** Start **
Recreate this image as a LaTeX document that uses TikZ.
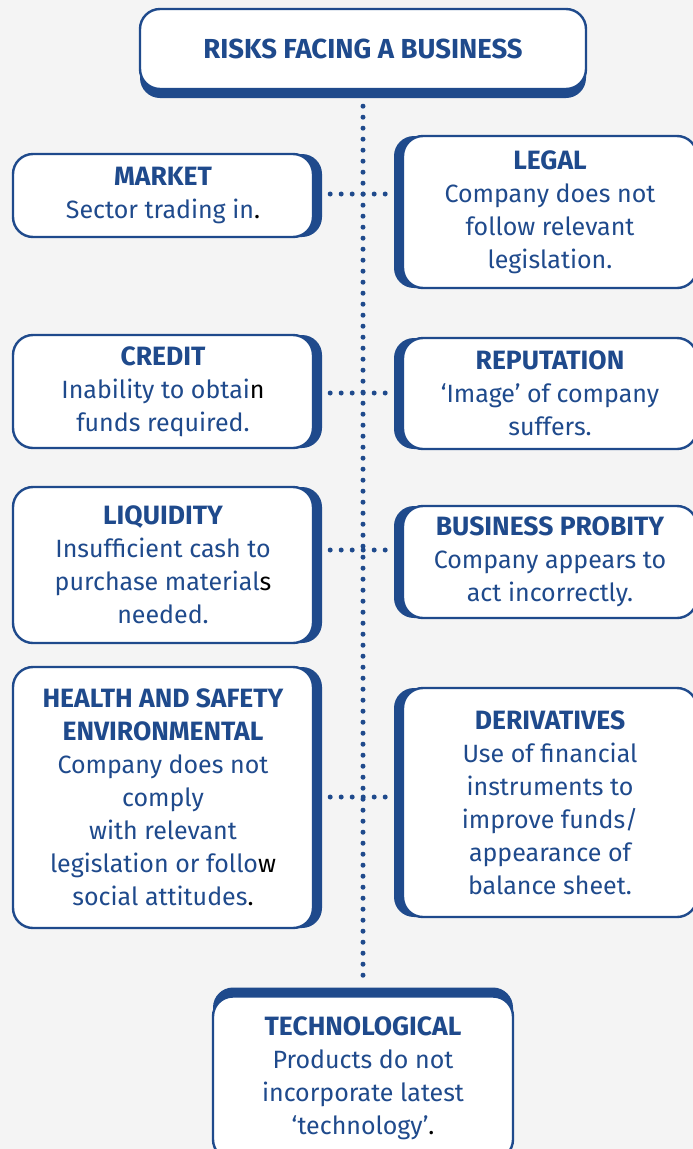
\documentclass[tikz,border=0pt]{standalone}
\usepackage{fontspec}
\setmainfont{Fira Sans}
\usetikzlibrary{shadows}

\definecolor{riskblue}{HTML}{1F4A8C}
\definecolor{paper}{HTML}{F4F4F4}

\tikzset{
  riskbox/.style={draw=riskblue, line width=2.4pt, fill=white, rounded corners=20pt,
    text=riskblue, align=center, inner sep=0pt, minimum width=300pt,
    font=\fontsize{25}{33}\selectfont},
  toright/.style={general shadow={fill=riskblue, shadow xshift=9pt}},
  toleft/.style={general shadow={fill=riskblue, shadow xshift=-9pt}},
  todown/.style={general shadow={fill=riskblue, shadow yshift=-9pt}},
  toup/.style={general shadow={fill=riskblue, shadow yshift=9pt}},
  dots/.style={riskblue, line width=5pt, line cap=round, dash pattern=on 0pt off 11pt}
}
\newcommand{\head}[1]{{\fontsize{26.5}{33}\selectfont\bfseries #1}}
\newcommand{\blk}[1]{\textcolor{black}{#1}}

\begin{document}
\begin{tikzpicture}[x=1pt, y=-1pt]
    % sfondo e margini
    \clip (0,0) rectangle (693,1149);
    \fill[paper] (0,0) rectangle (693,1149);

    % --- titolo ---
    \node[riskbox, todown, minimum width=446pt, minimum height=80pt] (title) at (363,49)
        {\fontsize{27.5}{33}\selectfont\bfseries RISKS FACING A BUSINESS};

    % --- colonna sinistra ---
    \node[riskbox, toright, minimum height=83pt] (market) at (163,195.5)
        {\head{MARKET}\\Sector trading in\blk{.}};
    \node[riskbox, toright, minimum height=113pt] (credit) at (163,391.5)
        {\head{CREDIT}\\Inability to obtai\blk{n}\\funds required.};
    \node[riskbox, toright, minimum height=156pt] (liquidity) at (163,565)
        {\head{LIQUIDITY}\\Insufficient cash to\\purchase material\blk{s}\\needed.};
    \node[riskbox, toright, minimum height=261pt] (health) at (163,797.5)
        {\head{HEALTH AND SAFETY}\\\head{ENVIRONMENTAL}\\Company does not\\comply\\with relevant\\legislation or follo\blk{w}\\social attitudes\blk{.}};

    % --- colonna destra ---
    \node[riskbox, toleft, minimum width=294pt, minimum height=152pt] (legal) at (550,212)
        {\head{LEGAL}\\Company does not\\follow relevant\\legislation.};
    \node[riskbox, toleft, minimum width=294pt, minimum height=111pt] (reputation) at (550,393.5)
        {\head{REPUTATION}\\`Image' of company\\suffers.};
    \node[riskbox, toleft, minimum width=294pt, minimum height=112pt] (probity) at (550,562)
        {\head{BUSINESS PROBITY}\\Company appears to\\act incorrectly.};
    \node[riskbox, toleft, minimum width=294pt, minimum height=229pt] (derivatives) at (550,802.5)
        {\head{DERIVATIVES}\\Use of financial\\instruments to\\improve funds/\\appearance of\\balance sheet.};

    % --- in basso ---
    \node[riskbox, toup, minimum height=163pt] (techno) at (363,1078)
        {\head{TECHNOLOGICAL}\\Products do not\\incorporate latest\\`technology'\blk{.}};

    % punti di incrocio sulla linea centrale
    \coordinate (j1) at (363,194);
    \coordinate (j2) at (363,393);
    \coordinate (j3) at (363,550);
    \coordinate (j4) at (363,797);

    % linea verticale punteggiata
    \draw[dots, shorten <=16pt, shorten >=14pt] (title.south) -- (techno.north);

    % collegamenti orizzontali
    \draw[dots, shorten <=16pt, shorten >=8pt] (market.east |- j1) -- (legal.west |- j1);
    \draw[dots, shorten <=16pt, shorten >=8pt] (credit.east |- j2) -- (reputation.west |- j2);
    \draw[dots, shorten <=16pt, shorten >=8pt] (liquidity.east |- j3) -- (probity.west |- j3);
    \draw[dots, shorten <=16pt, shorten >=8pt] (health.east |- j4) -- (derivatives.west |- j4);
\end{tikzpicture}
\end{document}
** End **
**Exercise directions**
Please repeat exactly the data above from its first line to the line that contains "RISKS FACING A", inclusive, and leave every picture out.

**Result**
Recreate this image as a LaTeX document that uses TikZ.
\documentclass[tikz,border=0pt]{standalone}
\usepackage{fontspec}
\setmainfont{Fira Sans}
\usetikzlibrary{shadows}

\definecolor{riskblue}{HTML}{1F4A8C}
\definecolor{paper}{HTML}{F4F4F4}

\tikzset{
  riskbox/.style={draw=riskblue, line width=2.4pt, fill=white, rounded corners=20pt,
    text=riskblue, align=center, inner sep=0pt, minimum width=300pt,
    font=\fontsize{25}{33}\selectfont},
  toright/.style={general shadow={fill=riskblue, shadow xshift=9pt}},
  toleft/.style={general shadow={fill=riskblue, shadow xshift=-9pt}},
  todown/.style={general shadow={fill=riskblue, shadow yshift=-9pt}},
  toup/.style={general shadow={fill=riskblue, shadow yshift=9pt}},
  dots/.style={riskblue, line width=5pt, line cap=round, dash pattern=on 0pt off 11pt}
}
\newcommand{\head}[1]{{\fontsize{26.5}{33}\selectfont\bfseries #1}}
\newcommand{\blk}[1]{\textcolor{black}{#1}}

\begin{document}
\begin{tikzpicture}[x=1pt, y=-1pt]
    % sfondo e margini
    \clip (0,0) rectangle (693,1149);
    \fill[paper] (0,0) rectangle (693,1149);

    % --- titolo ---
    \node[riskbox, todown, minimum width=446pt, minimum height=80pt] (title) at (363,49)
        {\fontsize{27.5}{33}\selectfont\bfseries RISKS FACING A BUSINESS};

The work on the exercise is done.